On the same day, they were indicted by a federal grand jury in Missouri ‘charging them for their roles in a conspiracy to provide material support or resources to a conspiracy to kidnap persons and use weapons of mass destruction in a foreign country‘.
The trio allegedly supported and raised funds – more than $350,000 – for English speaking separatists in Cameroon since January 2018.
These funds were suposedly raised through online chat applications and payment platforms from individuals located in the United States and abroad. Then transferred from various financial and cryptocurrency accounts controlled by the defendants through intermediaries to the separatist fighters to support attacks in Cameroon.

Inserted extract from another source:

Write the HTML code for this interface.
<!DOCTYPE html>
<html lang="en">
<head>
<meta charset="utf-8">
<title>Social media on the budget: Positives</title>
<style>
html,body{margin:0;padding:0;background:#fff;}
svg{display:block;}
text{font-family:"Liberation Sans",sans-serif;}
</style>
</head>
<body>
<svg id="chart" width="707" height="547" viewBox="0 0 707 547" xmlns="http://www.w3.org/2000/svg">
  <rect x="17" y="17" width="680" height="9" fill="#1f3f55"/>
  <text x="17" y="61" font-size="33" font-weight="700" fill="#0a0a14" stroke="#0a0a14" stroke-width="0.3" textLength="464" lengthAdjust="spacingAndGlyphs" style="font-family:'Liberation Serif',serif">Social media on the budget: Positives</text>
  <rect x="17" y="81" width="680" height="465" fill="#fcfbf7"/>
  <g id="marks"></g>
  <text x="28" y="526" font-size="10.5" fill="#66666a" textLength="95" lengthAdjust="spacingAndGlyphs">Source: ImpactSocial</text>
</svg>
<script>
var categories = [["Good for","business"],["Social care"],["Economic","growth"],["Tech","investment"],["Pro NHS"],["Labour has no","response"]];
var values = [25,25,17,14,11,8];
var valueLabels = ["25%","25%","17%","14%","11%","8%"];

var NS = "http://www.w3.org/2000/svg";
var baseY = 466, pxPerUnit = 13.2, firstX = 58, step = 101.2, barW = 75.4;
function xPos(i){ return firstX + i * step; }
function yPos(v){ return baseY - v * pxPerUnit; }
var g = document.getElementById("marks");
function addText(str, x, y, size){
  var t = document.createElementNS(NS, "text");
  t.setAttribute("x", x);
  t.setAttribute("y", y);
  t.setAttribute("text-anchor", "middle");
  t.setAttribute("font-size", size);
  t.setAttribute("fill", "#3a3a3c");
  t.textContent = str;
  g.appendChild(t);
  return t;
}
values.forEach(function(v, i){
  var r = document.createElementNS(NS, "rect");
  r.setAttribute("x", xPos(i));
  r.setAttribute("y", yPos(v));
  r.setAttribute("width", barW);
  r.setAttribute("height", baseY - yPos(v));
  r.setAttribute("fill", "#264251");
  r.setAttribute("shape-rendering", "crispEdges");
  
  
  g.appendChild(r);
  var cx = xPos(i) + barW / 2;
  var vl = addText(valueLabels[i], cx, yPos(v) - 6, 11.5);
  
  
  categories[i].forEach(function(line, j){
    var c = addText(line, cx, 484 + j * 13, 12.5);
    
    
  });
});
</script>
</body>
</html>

According to the indictment, the defendants drafted a list of expenditures related to improvised explosive devices (IEDs), firearms and ammunition.

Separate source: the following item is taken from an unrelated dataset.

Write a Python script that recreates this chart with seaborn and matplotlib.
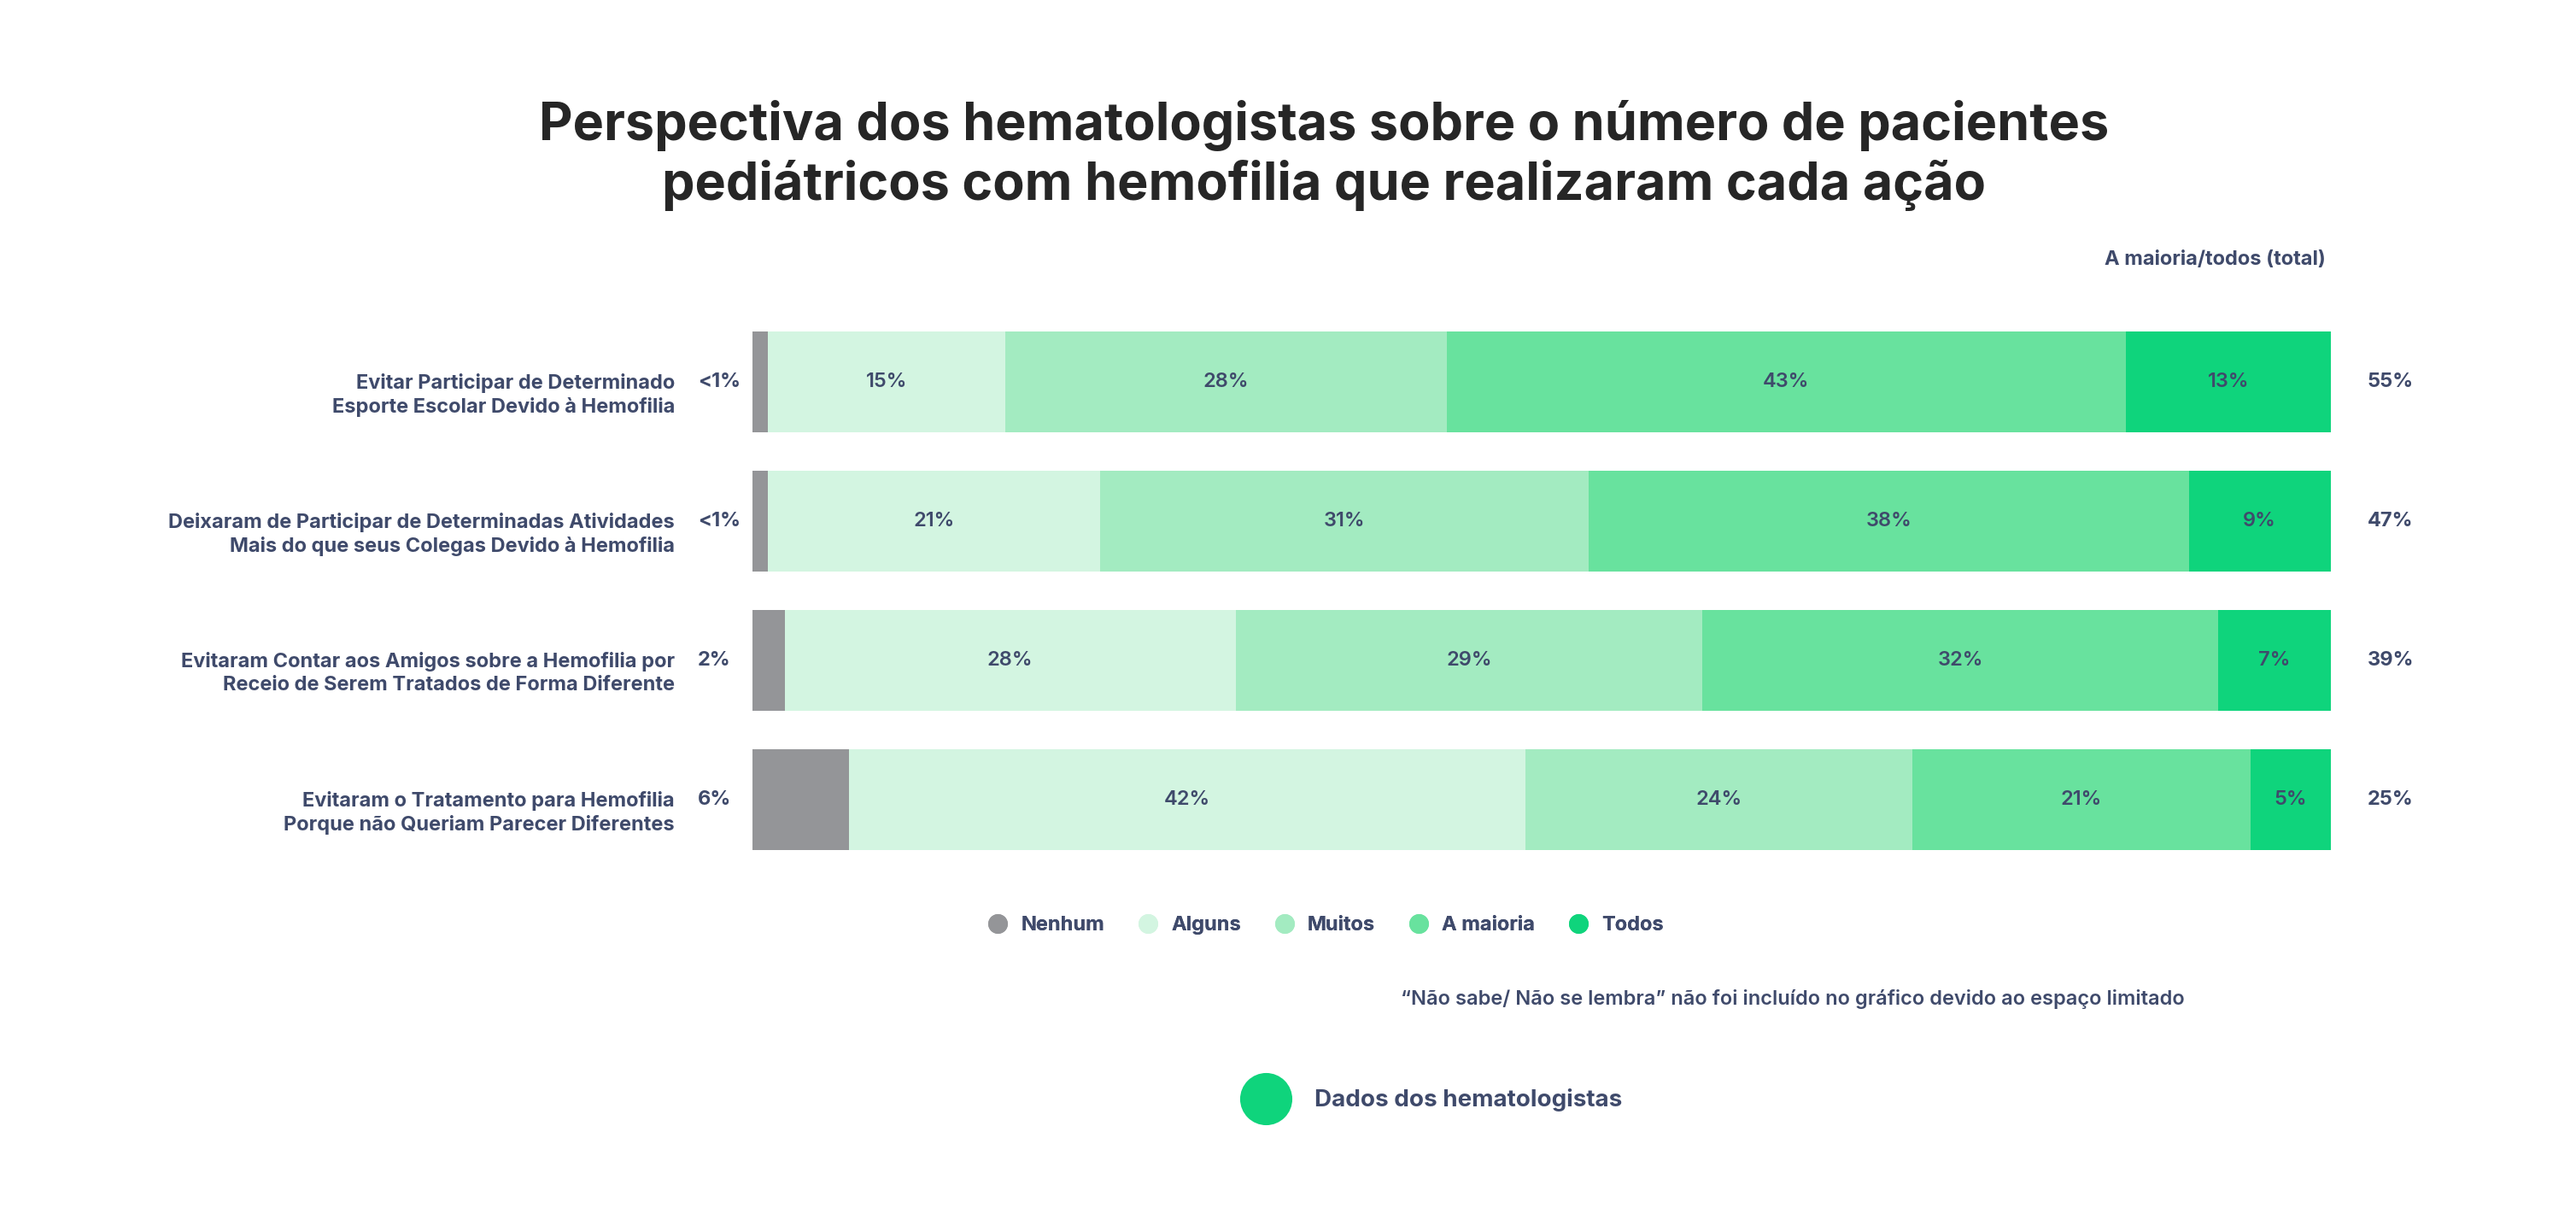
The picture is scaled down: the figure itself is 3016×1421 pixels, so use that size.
import numpy as np
import pandas as pd
import matplotlib.pyplot as plt
from matplotlib.lines import Line2D
import seaborn as sns

# values
categories = [
    "Evitar Participar de Determinado\nEsporte Escolar Devido à Hemofilia",
    "Deixaram de Participar de Determinadas Atividades\nMais do que seus Colegas Devido à Hemofilia",
    "Evitaram Contar aos Amigos sobre a Hemofilia por\nReceio de Serem Tratados de Forma Diferente",
    "Evitaram o Tratamento para Hemofilia\nPorque não Queriam Parecer Diferentes",
]
levels = ["Nenhum", "Alguns", "Muitos", "A maioria", "Todos"]
nenhum = [1, 1, 2, 6]
alguns = [15, 21, 28, 42]
muitos = [28, 31, 29, 24]
maioria = [43, 38, 32, 21]
todos = [13, 9, 7, 5]
nenhum_labels = ["<1%", "<1%", "2%", "6%"]
totals = [55, 47, 39, 25]

colors = ["#949598", "#d3f5e1", "#a3ebc1", "#68e29e", "#0fd47c"]
text_color = "#3f4a6b"

sns.set_style("white")
plt.rcParams["font.family"] = ["Inter", "DejaVu Sans"]

df = pd.DataFrame({"categoria": categories, "Nenhum": nenhum, "Alguns": alguns,
                   "Muitos": muitos, "A maioria": maioria, "Todos": todos})
# bars fill the full width (the "don't know" share is left out)
shares = df[levels].div(df[levels].sum(axis=1), axis=0) * 100
cum = shares.cumsum(axis=1)
for lev in levels:
    df["cum_" + lev] = cum[lev]

fig = plt.figure(figsize=(30.16, 14.21), dpi=100)
ax = fig.add_axes([0.2921, 0.2840, 0.6127, 0.4588])

# stacked bars: draw the widest cumulative layer first
for lev, col in reversed(list(zip(levels, colors))):
    sns.barplot(data=df, y="categoria", x="cum_" + lev, orient="h", color=col,
                saturation=1, width=0.72, linewidth=0, ax=ax)

ax.set_xlim(0, 100)
ax.set_ylim(3.5, -0.5)
ax.set_xticks([])
ax.set_yticks([])
ax.set_xlabel("")
ax.set_ylabel("")
sns.despine(ax=ax, left=True, bottom=True)

fs = 17
for i in range(len(categories)):
    ax.text(-4.92, i + 0.095, categories[i], ha="right", va="center", fontsize=fs,
            fontweight="bold", color=text_color, linespacing=1.3, clip_on=False)
    ax.text(-3.46, i, nenhum_labels[i], ha="left", va="center", fontsize=fs,
            fontweight="bold", color=text_color, clip_on=False)
    ax.text(102.3, i, f"{totals[i]}%", ha="left", va="center", fontsize=fs,
            fontweight="bold", color=text_color, clip_on=False)
    for lev in levels[1:]:
        left = cum.loc[i, lev] - shares.loc[i, lev]
        ax.text(left + shares.loc[i, lev] / 2, i, f"{df.loc[i, lev]}%", ha="center",
                va="center", fontsize=fs, fontweight="semibold", color=text_color)

fig.text(0.514, 0.872, "Perspectiva dos hematologistas sobre o número de pacientes\n"
         "pediátricos com hemofilia que realizaram cada ação",
         ha="center", va="center", fontsize=44, fontweight="bold", color="#262626",
         linespacing=1.2)
fig.text(0.9028, 0.786, "A maioria/todos (total)", ha="right", va="center",
         fontsize=fs, fontweight="bold", color=text_color)

handles = [Line2D([], [], marker="o", linestyle="", markersize=16.5, color=c,
                  markeredgewidth=0) for c in colors]
leg = ax.legend(handles, levels, loc="center", bbox_to_anchor=(0.5146, 0.2379),
                bbox_transform=fig.transFigure, ncol=5, frameon=False, fontsize=fs,
                handlelength=1.0, handletextpad=0.65, columnspacing=1.65)
for t in leg.get_texts():
    t.set_color(text_color)
    t.set_fontweight("bold")

fig.text(0.848, 0.1773, "“Não sabe/ Não se lembra” não foi incluído no gráfico devido ao espaço limitado",
         ha="right", va="center", fontsize=17, fontweight="semibold", color=text_color)

src = Line2D([], [], marker="o", linestyle="", markersize=44, color=colors[4],
             markeredgewidth=0)
leg2 = fig.legend([src], ["Dados dos hematologistas"], loc="center left",
                  bbox_to_anchor=(0.4719, 0.0936), frameon=False, fontsize=20,
                  handlelength=2.4, handletextpad=0.87)
for t in leg2.get_texts():
    t.set_color(text_color)
    t.set_fontweight("bold")
ax.add_artist(leg)

fig.savefig("out.png", dpi=100, facecolor="white")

Other expenditures included funds related to the kidnapping of late Cardinal Christian Tumi and of a Cameroonian traditional leader named Sehm Mbinglo II on Nov. 5, 2020.
If convicted, the defendants face a maximum legal sentence of up to 15 years in prison for the material support charges, up to three years in prison for receiving money from a ransom charge and up to 20 years in prison for the money laundering conspiracy.
The FBI said it was continuing its investigation to dismantle the entire network.
Yaoundé has not yet reacted to the announcement.
The Cameroonian government has always asked countries hosting separatists to extradite them to Cameroon for trial.